Plants growing in close quarters are constantly competing to absorb the most sunlight and out-grow each other. However, when a plant succeeds in outgrowing another, it ultimately casts a shadow and blocks much-needed sunlight. To escape the impending shade created by rivals, plants are equipped with specialized light sensors that determine whether a nearby plant is robbing the sun or if a cloud is briefly passing overhead. That way, plants can continue to grow according to plan.
In a recent study, researchers from the Salk Institute examined how plants use such built-in light sensors to assess the quality of shade and detect the depletion of red and blue light, which are the wavelengths absorbed by vegetation and used for growth. Ultimately, researchers found that blue light depletion triggers accelerated plant growth - a means to overcome taller, competing plants, according to a news release.
"With this knowledge and discoveries like it, maybe you could eventually teach a plant to ignore the fact that it's in the shade and put out a lot of biomass anyway," Joanne Chory, senior author and director of Salk's Plant Molecular and Cellular Biology, said in the release.
Researchers focused on light-sensitive sensors known as cryptochromes, which react to reduced blue light by triggering the genes responsible for accelerated cell growth in plants. These blue light sensors are also associated with a plant's circadian rhythm, or biological clock, and are ultimately responsible for telling the plant when to grow and flower.
For their experiment, researchers placed normal and mutant Arabidopsis (rockcress) plants in a light-controlled room and then limited the amount of blue light they were exposed to. The genetically modified "mutant" plants lacked both cryptochromes and a PIF transcription factor - a type of protein that connects to the DNA so it can control which genes are switched on and off. Generally speaking, PIFs bind to phytochromes – or red light sensors – to switch off growth hormones.

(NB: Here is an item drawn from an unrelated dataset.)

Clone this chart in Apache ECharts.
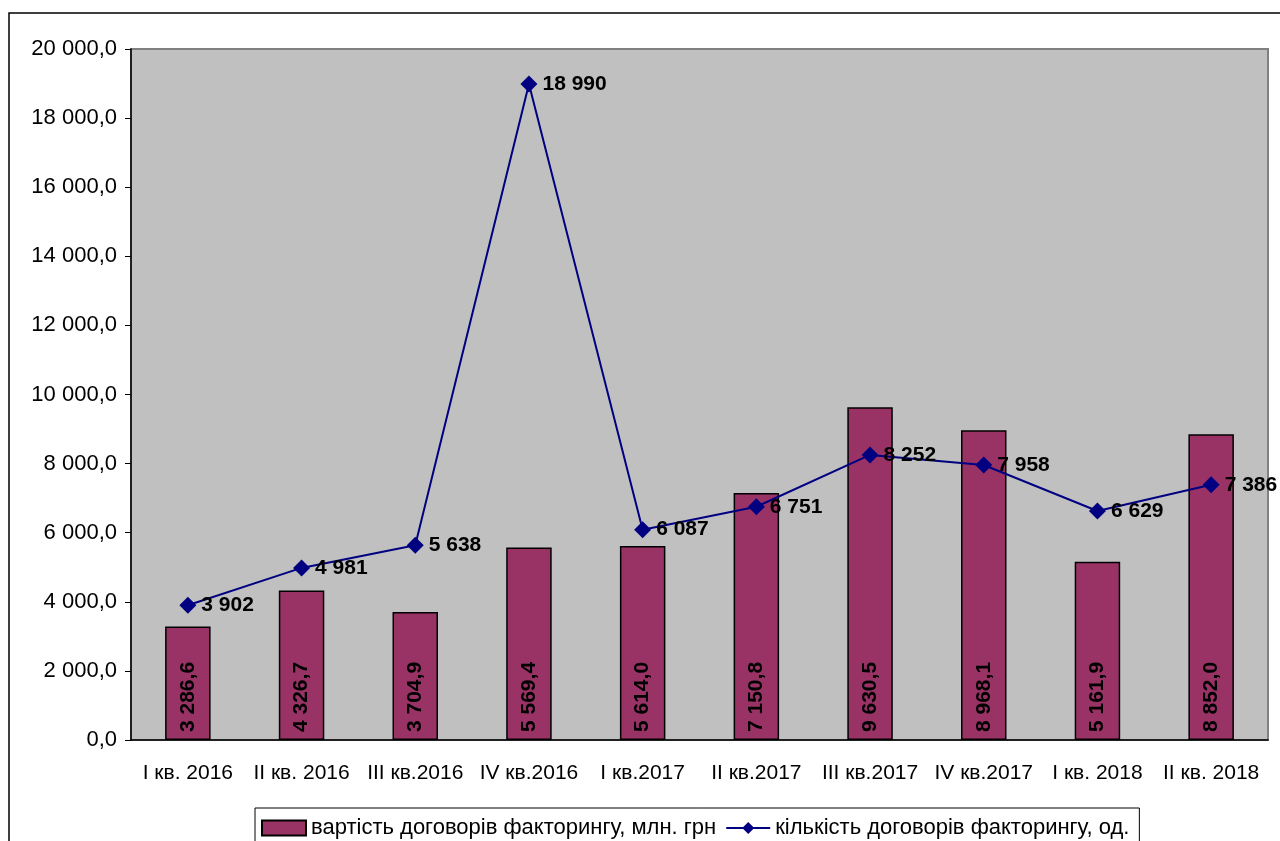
<!DOCTYPE html>
<html>
<head>
<meta charset="utf-8">
<title>Факторинг</title>
<script src="https://cdn.jsdelivr.net/npm/echarts@6/dist/echarts.min.js"></script>
<style>
    html, body {margin: 0; padding: 0; background: #fff;}
    #J_chart {width: 1280px; height: 841px;}
</style>
</head>
<body>
<div id="J_chart"></div>
<script>
// дані
var quarters = ['I кв. 2016', 'II кв. 2016', 'III кв.2016', 'IV кв.2016', 'I кв.2017',
    'II кв.2017', 'III кв.2017', 'IV кв.2017', 'I кв. 2018', 'II кв. 2018'];
var contractValue = [3286.6, 4326.7, 3704.9, 5569.4, 5614.0, 7150.8, 9630.5, 8968.1, 5161.9, 8852.0];
var contractCount = [3902, 4981, 5638, 18990, 6087, 6751, 8252, 7958, 6629, 7386];
var valueName = 'вартість договорів факторингу, млн. грн';
var countName = 'кількість договорів факторингу, од.';

var FONT = '"Liberation Sans", Arial, sans-serif';

// 20000.5 -> "20 000,5"
function fmt(v, dec) {
    var s = v.toFixed(dec).split('.');
    var int = s[0].replace(/\B(?=(\d{3})+(?!\d))/g, ' ');
    return s.length > 1 ? int + ',' + s[1] : int;
}

var chart = echarts.init(document.getElementById('J_chart'));
var option = {
    animation: false,
    textStyle: {fontFamily: FONT},
    // рамка навколо діаграми
    graphic: [{
        type: 'rect',
        shape: {x: 9, y: 13, width: 1400, height: 1000},
        style: {fill: 'none', stroke: '#000', lineWidth: 1.5},
        silent: true
    }],
    grid: {
        left: 131,
        right: 12,
        top: 49,
        bottom: 101,
        show: true,
        backgroundColor: '#C0C0C0',
        borderColor: '#808080',
        borderWidth: 2
    },
    legend: {
        left: 255,
        top: 808,
        padding: [9, 10, 8, 6],
        borderColor: '#000',
        borderWidth: 1,
        itemWidth: 44,
        itemHeight: 15,
        itemGap: 9,
        textStyle: {fontSize: 22, color: '#000', fontFamily: FONT},
        data: [
            {name: valueName, icon: 'rect'},
            {name: countName}
        ]
    },
    xAxis: {
        type: 'category',
        data: quarters,
        axisLine: {lineStyle: {color: '#000', width: 1.5}},
        axisTick: {length: 7, lineStyle: {color: '#000'}},
        axisLabel: {fontSize: 21, color: '#000', margin: 23, interval: 0, fontFamily: FONT}
    },
    yAxis: {
        type: 'value',
        min: 0,
        max: 20000,
        interval: 2000,
        splitLine: {show: false},
        axisLine: {show: true, lineStyle: {color: '#000', width: 1.5}},
        axisTick: {show: true, length: 6, lineStyle: {color: '#000'}},
        axisLabel: {
            fontSize: 22, color: '#000', margin: 14, fontFamily: FONT,
            formatter: function(v) { return fmt(v, 1); }
        }
    },
    series: [{
        name: valueName,
        type: 'bar',
        data: contractValue,
        barWidth: '40%',
        itemStyle: {color: '#993366', borderColor: '#000', borderWidth: 1.5},
        label: {
            show: true,
            position: 'insideBottom',
            rotate: 90,
            align: 'left',
            verticalAlign: 'middle',
            distance: 8,
            fontSize: 21,
            fontWeight: 'bold',
            color: '#000',
            fontFamily: FONT,
            formatter: function(p) { return fmt(p.value, 1); }
        }
    }, {
        name: countName,
        type: 'line',
        data: contractCount,
        symbol: 'diamond',
        symbolSize: 17,
        color: '#000080',
        lineStyle: {color: '#000080', width: 2},
        itemStyle: {color: '#000080'},
        label: {
            show: true,
            position: 'right',
            distance: 5,
            fontSize: 21,
            fontWeight: 'bold',
            color: '#000',
            fontFamily: FONT,
            formatter: function(p) { return fmt(p.value, 0); }
        }
    }]
};
chart.setOption(option);
</script>
</body>
</html>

When observing the plants' response to limited blue light, researchers discovered cryptochromes signal to the DNA transcription factors and activate genes completely different than what photoreceptors activate. This suggests plants are able to quickly respond to light changes in their environment. Knowing this, researchers could create modified plants that grow more aggressively, even in crowded or shaded areas.
"Ultimately, we could help farmers grow crops very close together by changing how plants put out leaves, how fast the leaves grow and at what angles the leaves grow relative to each other and the stem. This will help increase yield in the next few generations of crop plants," Chory added.
Their findings were published in the journal Cell.